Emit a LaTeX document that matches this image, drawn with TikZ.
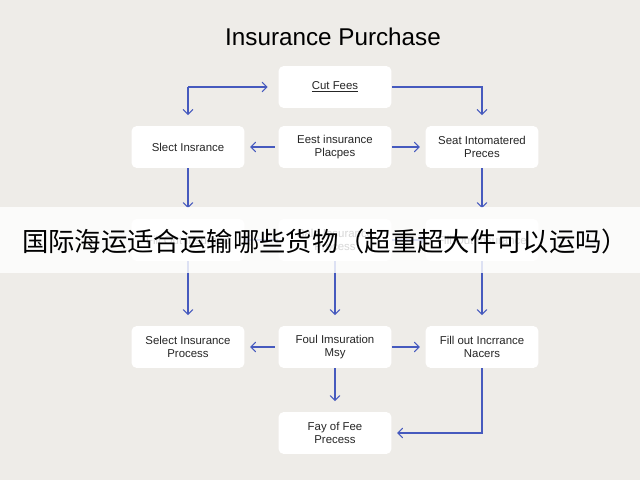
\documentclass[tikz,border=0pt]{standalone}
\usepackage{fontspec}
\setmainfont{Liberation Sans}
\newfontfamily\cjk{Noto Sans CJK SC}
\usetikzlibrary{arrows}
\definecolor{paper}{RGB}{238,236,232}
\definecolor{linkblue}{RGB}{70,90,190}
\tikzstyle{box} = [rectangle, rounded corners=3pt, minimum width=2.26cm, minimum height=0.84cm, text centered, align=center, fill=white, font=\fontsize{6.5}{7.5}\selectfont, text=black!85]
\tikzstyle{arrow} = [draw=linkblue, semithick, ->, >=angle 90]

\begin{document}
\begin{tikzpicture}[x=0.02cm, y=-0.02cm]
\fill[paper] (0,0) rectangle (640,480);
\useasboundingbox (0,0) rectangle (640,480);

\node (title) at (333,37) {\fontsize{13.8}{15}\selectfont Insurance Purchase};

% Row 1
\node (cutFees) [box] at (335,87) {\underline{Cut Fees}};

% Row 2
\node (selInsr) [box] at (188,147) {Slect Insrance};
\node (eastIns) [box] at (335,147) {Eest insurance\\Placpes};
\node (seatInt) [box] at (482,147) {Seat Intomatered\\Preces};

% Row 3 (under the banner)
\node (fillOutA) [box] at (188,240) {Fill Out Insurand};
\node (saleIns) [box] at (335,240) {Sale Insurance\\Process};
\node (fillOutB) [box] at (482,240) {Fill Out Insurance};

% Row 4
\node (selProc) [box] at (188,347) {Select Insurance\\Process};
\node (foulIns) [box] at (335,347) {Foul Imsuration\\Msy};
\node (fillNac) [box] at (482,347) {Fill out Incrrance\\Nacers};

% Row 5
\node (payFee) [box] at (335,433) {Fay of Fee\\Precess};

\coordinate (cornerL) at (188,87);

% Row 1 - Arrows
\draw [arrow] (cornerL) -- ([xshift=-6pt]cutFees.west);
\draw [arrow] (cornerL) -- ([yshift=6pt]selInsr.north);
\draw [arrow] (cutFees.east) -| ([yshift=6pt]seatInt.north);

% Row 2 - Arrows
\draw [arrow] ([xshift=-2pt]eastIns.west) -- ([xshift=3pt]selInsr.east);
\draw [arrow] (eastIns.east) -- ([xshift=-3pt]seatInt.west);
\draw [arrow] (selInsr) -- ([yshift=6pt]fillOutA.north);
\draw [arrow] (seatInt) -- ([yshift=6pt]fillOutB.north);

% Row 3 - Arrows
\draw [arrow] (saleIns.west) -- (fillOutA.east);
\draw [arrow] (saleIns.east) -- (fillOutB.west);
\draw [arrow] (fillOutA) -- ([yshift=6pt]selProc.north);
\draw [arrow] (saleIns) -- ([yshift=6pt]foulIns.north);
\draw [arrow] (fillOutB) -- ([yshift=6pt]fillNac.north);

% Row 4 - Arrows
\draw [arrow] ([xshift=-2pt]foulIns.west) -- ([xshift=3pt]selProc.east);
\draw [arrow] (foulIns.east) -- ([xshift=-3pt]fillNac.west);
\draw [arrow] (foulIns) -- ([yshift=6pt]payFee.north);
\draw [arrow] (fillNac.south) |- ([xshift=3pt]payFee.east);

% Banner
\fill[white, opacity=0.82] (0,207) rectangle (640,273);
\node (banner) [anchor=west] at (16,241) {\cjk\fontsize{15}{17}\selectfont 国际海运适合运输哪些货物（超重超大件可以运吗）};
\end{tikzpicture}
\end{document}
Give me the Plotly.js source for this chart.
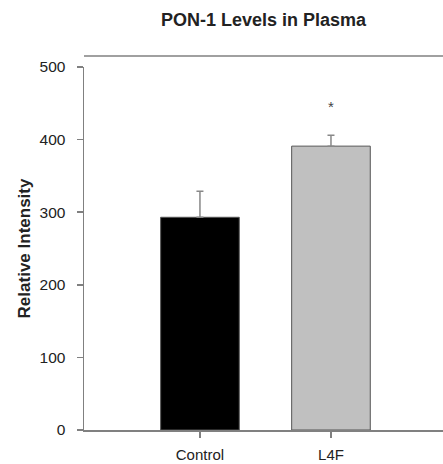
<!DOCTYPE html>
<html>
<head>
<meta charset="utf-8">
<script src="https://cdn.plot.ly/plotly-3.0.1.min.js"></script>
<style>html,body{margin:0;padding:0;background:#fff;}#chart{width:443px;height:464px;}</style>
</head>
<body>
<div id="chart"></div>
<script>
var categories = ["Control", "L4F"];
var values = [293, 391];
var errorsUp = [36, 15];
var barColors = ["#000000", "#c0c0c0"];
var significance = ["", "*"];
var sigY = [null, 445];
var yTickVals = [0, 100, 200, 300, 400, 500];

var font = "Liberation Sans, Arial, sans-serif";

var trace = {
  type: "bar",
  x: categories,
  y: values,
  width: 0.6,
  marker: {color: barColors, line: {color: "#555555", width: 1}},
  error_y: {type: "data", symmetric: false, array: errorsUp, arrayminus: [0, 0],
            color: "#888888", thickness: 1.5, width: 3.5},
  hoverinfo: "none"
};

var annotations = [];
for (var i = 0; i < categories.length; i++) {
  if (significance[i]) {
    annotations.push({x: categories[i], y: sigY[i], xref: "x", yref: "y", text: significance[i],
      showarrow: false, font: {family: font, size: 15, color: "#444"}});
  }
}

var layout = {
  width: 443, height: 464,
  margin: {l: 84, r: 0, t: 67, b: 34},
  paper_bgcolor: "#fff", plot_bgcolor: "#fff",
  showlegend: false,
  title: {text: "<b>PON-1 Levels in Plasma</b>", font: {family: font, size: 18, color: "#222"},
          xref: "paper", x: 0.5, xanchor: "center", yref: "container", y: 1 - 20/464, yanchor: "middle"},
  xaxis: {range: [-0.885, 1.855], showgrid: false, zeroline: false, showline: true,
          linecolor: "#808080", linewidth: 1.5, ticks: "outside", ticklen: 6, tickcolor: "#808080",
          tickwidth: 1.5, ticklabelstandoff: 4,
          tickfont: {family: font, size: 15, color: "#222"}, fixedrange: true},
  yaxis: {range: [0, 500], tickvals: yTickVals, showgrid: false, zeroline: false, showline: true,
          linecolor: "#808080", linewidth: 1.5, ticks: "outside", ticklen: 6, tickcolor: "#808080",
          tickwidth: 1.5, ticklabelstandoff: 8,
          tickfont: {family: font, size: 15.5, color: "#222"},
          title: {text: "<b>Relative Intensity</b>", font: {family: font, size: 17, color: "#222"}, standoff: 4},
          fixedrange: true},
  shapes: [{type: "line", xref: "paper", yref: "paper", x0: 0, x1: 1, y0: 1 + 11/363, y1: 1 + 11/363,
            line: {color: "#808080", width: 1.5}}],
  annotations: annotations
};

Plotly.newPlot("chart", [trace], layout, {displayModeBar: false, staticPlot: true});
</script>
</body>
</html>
━━━━━━━━━━━━━━━━━━━━━━━━━━━━━━
◆ Instructions to follow:
Repeat the data exactly, without the pictures.

◆ Written reply:
Emit a LaTeX document that matches this image, drawn with TikZ.
\documentclass[tikz,border=0pt]{standalone}
\usepackage{fontspec}
\setmainfont{Liberation Sans}
\newfontfamily\cjk{Noto Sans CJK SC}
\usetikzlibrary{arrows}
\definecolor{paper}{RGB}{238,236,232}
\definecolor{linkblue}{RGB}{70,90,190}
\tikzstyle{box} = [rectangle, rounded corners=3pt, minimum width=2.26cm, minimum height=0.84cm, text centered, align=center, fill=white, font=\fontsize{6.5}{7.5}\selectfont, text=black!85]
\tikzstyle{arrow} = [draw=linkblue, semithick, ->, >=angle 90]

\begin{document}
\begin{tikzpicture}[x=0.02cm, y=-0.02cm]
\fill[paper] (0,0) rectangle (640,480);
\useasboundingbox (0,0) rectangle (640,480);

\node (title) at (333,37) {\fontsize{13.8}{15}\selectfont Insurance Purchase};

% Row 1
\node (cutFees) [box] at (335,87) {\underline{Cut Fees}};

% Row 2
\node (selInsr) [box] at (188,147) {Slect Insrance};
\node (eastIns) [box] at (335,147) {Eest insurance\\Placpes};
\node (seatInt) [box] at (482,147) {Seat Intomatered\\Preces};

% Row 3 (under the banner)
\node (fillOutA) [box] at (188,240) {Fill Out Insurand};
\node (saleIns) [box] at (335,240) {Sale Insurance\\Process};
\node (fillOutB) [box] at (482,240) {Fill Out Insurance};

% Row 4
\node (selProc) [box] at (188,347) {Select Insurance\\Process};
\node (foulIns) [box] at (335,347) {Foul Imsuration\\Msy};
\node (fillNac) [box] at (482,347) {Fill out Incrrance\\Nacers};

% Row 5
\node (payFee) [box] at (335,433) {Fay of Fee\\Precess};

\coordinate (cornerL) at (188,87);

% Row 1 - Arrows
\draw [arrow] (cornerL) -- ([xshift=-6pt]cutFees.west);
\draw [arrow] (cornerL) -- ([yshift=6pt]selInsr.north);
\draw [arrow] (cutFees.east) -| ([yshift=6pt]seatInt.north);

% Row 2 - Arrows
\draw [arrow] ([xshift=-2pt]eastIns.west) -- ([xshift=3pt]selInsr.east);
\draw [arrow] (eastIns.east) -- ([xshift=-3pt]seatInt.west);
\draw [arrow] (selInsr) -- ([yshift=6pt]fillOutA.north);
\draw [arrow] (seatInt) -- ([yshift=6pt]fillOutB.north);

% Row 3 - Arrows
\draw [arrow] (saleIns.west) -- (fillOutA.east);
\draw [arrow] (saleIns.east) -- (fillOutB.west);
\draw [arrow] (fillOutA) -- ([yshift=6pt]selProc.north);
\draw [arrow] (saleIns) -- ([yshift=6pt]foulIns.north);
\draw [arrow] (fillOutB) -- ([yshift=6pt]fillNac.north);

% Row 4 - Arrows
\draw [arrow] ([xshift=-2pt]foulIns.west) -- ([xshift=3pt]selProc.east);
\draw [arrow] (foulIns.east) -- ([xshift=-3pt]fillNac.west);
\draw [arrow] (foulIns) -- ([yshift=6pt]payFee.north);
\draw [arrow] (fillNac.south) |- ([xshift=3pt]payFee.east);

% Banner
\fill[white, opacity=0.82] (0,207) rectangle (640,273);
\node (banner) [anchor=west] at (16,241) {\cjk\fontsize{15}{17}\selectfont 国际海运适合运输哪些货物（超重超大件可以运吗）};
\end{tikzpicture}
\end{document}
Give me the Plotly.js source for this chart.
<!DOCTYPE html>
<html>
<head>
<meta charset="utf-8">
<script src="https://cdn.plot.ly/plotly-3.0.1.min.js"></script>
<style>html,body{margin:0;padding:0;background:#fff;}#chart{width:443px;height:464px;}</style>
</head>
<body>
<div id="chart"></div>
<script>
var categories = ["Control", "L4F"];
var values = [293, 391];
var errorsUp = [36, 15];
var barColors = ["#000000", "#c0c0c0"];
var significance = ["", "*"];
var sigY = [null, 445];
var yTickVals = [0, 100, 200, 300, 400, 500];

var font = "Liberation Sans, Arial, sans-serif";

var trace = {
  type: "bar",
  x: categories,
  y: values,
  width: 0.6,
  marker: {color: barColors, line: {color: "#555555", width: 1}},
  error_y: {type: "data", symmetric: false, array: errorsUp, arrayminus: [0, 0],
            color: "#888888", thickness: 1.5, width: 3.5},
  hoverinfo: "none"
};

var annotations = [];
for (var i = 0; i < categories.length; i++) {
  if (significance[i]) {
    annotations.push({x: categories[i], y: sigY[i], xref: "x", yref: "y", text: significance[i],
      showarrow: false, font: {family: font, size: 15, color: "#444"}});
  }
}

var layout = {
  width: 443, height: 464,
  margin: {l: 84, r: 0, t: 67, b: 34},
  paper_bgcolor: "#fff", plot_bgcolor: "#fff",
  showlegend: false,
  title: {text: "<b>PON-1 Levels in Plasma</b>", font: {family: font, size: 18, color: "#222"},
          xref: "paper", x: 0.5, xanchor: "center", yref: "container", y: 1 - 20/464, yanchor: "middle"},
  xaxis: {range: [-0.885, 1.855], showgrid: false, zeroline: false, showline: true,
          linecolor: "#808080", linewidth: 1.5, ticks: "outside", ticklen: 6, tickcolor: "#808080",
          tickwidth: 1.5, ticklabelstandoff: 4,
          tickfont: {family: font, size: 15, color: "#222"}, fixedrange: true},
  yaxis: {range: [0, 500], tickvals: yTickVals, showgrid: false, zeroline: false, showline: true,
          linecolor: "#808080", linewidth: 1.5, ticks: "outside", ticklen: 6, tickcolor: "#808080",
          tickwidth: 1.5, ticklabelstandoff: 8,
          tickfont: {family: font, size: 15.5, color: "#222"},
          title: {text: "<b>Relative Intensity</b>", font: {family: font, size: 17, color: "#222"}, standoff: 4},
          fixedrange: true},
  shapes: [{type: "line", xref: "paper", yref: "paper", x0: 0, x1: 1, y0: 1 + 11/363, y1: 1 + 11/363,
            line: {color: "#808080", width: 1.5}}],
  annotations: annotations
};

Plotly.newPlot("chart", [trace], layout, {displayModeBar: false, staticPlot: true});
</script>
</body>
</html>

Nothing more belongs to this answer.